Source code of charts =
- - - -

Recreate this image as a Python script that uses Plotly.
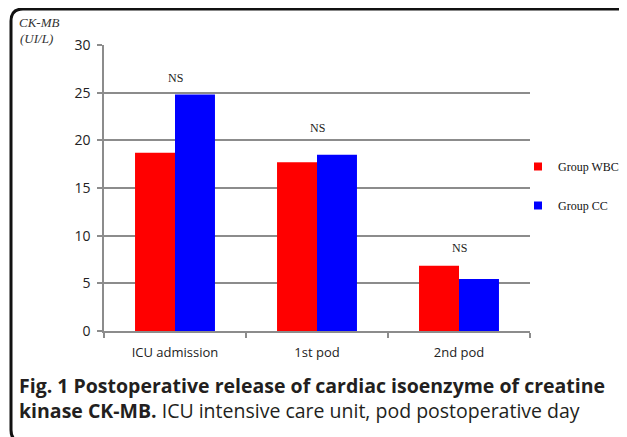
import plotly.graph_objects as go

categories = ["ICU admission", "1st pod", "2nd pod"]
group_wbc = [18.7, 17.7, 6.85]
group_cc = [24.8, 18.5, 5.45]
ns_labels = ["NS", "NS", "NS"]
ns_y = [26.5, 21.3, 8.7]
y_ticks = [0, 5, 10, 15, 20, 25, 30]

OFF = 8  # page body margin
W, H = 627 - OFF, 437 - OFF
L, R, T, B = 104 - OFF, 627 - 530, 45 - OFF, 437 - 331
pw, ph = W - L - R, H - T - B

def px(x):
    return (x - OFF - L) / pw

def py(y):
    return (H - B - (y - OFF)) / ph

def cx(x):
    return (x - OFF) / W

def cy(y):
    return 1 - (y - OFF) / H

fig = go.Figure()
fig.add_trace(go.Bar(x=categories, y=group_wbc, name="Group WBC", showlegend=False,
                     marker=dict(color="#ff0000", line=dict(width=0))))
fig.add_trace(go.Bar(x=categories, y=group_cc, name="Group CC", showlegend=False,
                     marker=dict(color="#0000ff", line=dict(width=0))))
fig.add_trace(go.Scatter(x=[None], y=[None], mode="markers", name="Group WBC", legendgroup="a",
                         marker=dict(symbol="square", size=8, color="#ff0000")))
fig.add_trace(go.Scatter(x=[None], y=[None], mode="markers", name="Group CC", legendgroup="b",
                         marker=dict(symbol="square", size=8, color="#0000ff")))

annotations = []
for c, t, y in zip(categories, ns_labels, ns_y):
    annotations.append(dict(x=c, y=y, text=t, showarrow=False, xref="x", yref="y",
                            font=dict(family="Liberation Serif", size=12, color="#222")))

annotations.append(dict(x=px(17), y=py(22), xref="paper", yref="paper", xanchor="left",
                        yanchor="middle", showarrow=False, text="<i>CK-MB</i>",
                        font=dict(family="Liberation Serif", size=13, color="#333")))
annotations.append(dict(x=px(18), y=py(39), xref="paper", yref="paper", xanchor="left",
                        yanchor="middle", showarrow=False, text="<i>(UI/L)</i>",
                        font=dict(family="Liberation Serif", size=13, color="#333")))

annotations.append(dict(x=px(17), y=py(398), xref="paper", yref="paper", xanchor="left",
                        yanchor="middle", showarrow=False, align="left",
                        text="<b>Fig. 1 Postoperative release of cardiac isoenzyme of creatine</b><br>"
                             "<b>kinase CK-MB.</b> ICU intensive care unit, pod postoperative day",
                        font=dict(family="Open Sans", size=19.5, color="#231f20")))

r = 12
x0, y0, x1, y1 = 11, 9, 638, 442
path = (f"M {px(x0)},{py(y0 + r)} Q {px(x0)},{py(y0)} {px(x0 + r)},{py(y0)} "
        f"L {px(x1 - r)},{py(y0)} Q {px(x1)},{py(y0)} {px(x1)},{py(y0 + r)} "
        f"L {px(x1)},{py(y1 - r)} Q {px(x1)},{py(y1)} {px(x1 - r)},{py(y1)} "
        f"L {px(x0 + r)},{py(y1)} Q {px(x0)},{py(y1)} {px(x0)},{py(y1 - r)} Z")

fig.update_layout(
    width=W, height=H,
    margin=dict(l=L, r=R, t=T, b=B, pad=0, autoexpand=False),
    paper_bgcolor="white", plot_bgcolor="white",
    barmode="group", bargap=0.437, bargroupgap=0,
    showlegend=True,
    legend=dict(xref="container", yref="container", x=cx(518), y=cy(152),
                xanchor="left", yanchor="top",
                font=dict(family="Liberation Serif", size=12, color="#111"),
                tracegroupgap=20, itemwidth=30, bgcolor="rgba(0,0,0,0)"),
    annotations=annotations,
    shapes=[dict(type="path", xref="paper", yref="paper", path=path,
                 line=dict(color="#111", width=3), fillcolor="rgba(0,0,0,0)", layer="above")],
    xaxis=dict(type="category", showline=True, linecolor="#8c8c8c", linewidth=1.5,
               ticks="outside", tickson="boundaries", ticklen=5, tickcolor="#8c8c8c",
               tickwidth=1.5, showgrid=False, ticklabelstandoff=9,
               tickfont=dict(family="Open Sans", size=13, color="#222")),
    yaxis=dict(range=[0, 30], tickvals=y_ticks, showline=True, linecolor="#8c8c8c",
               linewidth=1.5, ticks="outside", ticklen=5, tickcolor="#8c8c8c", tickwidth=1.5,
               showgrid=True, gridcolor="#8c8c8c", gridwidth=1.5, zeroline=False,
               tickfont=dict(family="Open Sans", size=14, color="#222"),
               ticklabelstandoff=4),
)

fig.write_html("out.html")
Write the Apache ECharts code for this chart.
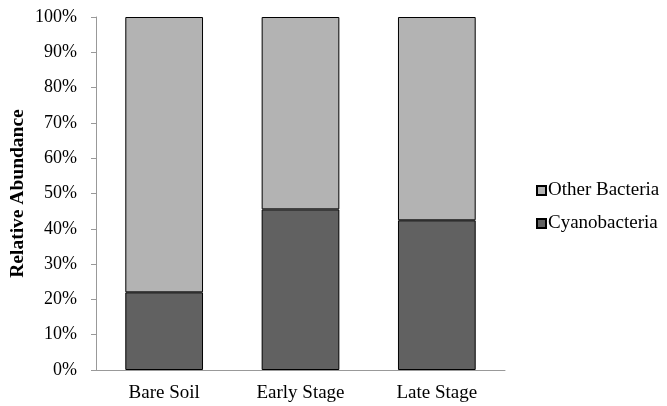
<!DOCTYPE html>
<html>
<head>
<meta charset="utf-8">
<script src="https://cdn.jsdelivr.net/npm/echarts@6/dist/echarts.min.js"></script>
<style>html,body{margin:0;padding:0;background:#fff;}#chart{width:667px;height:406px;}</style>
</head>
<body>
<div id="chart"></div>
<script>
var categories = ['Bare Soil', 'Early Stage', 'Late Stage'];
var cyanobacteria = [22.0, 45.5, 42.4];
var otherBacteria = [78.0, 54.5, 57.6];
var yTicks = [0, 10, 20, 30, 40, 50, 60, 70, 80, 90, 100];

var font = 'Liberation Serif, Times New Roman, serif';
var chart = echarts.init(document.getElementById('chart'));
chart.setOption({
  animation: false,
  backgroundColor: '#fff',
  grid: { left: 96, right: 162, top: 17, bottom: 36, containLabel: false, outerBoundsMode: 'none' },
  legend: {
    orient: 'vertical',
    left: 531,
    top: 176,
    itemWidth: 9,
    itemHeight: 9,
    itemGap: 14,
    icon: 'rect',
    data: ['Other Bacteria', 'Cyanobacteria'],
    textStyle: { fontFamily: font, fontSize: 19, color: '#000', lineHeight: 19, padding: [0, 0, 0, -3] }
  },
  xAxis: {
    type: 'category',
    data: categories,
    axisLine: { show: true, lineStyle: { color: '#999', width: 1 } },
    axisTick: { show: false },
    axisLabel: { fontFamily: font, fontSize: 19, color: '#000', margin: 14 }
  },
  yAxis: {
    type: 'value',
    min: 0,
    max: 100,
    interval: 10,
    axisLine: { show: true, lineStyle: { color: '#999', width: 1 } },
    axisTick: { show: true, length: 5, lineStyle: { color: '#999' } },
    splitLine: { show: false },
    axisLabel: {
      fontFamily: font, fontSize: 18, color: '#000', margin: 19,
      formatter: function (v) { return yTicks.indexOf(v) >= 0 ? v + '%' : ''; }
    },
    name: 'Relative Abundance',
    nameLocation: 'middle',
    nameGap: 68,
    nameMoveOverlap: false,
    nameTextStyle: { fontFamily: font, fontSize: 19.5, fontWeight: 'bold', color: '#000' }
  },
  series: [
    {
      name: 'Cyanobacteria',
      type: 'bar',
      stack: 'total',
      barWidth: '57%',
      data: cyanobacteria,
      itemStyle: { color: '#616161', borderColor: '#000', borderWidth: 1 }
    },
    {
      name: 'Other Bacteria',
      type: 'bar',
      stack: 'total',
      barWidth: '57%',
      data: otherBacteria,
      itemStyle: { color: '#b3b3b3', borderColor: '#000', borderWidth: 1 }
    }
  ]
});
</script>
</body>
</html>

- - - -

INSTRUCTION =
Copy nothing but the lines from the top of the material through the line holding "return (H - B - (y - OFF)) / ph", exactly as written; omit pictures.

FINAL RESULT =
Recreate this image as a Python script that uses Plotly.
import plotly.graph_objects as go

categories = ["ICU admission", "1st pod", "2nd pod"]
group_wbc = [18.7, 17.7, 6.85]
group_cc = [24.8, 18.5, 5.45]
ns_labels = ["NS", "NS", "NS"]
ns_y = [26.5, 21.3, 8.7]
y_ticks = [0, 5, 10, 15, 20, 25, 30]

OFF = 8  # page body margin
W, H = 627 - OFF, 437 - OFF
L, R, T, B = 104 - OFF, 627 - 530, 45 - OFF, 437 - 331
pw, ph = W - L - R, H - T - B

def px(x):
    return (x - OFF - L) / pw

def py(y):
    return (H - B - (y - OFF)) / ph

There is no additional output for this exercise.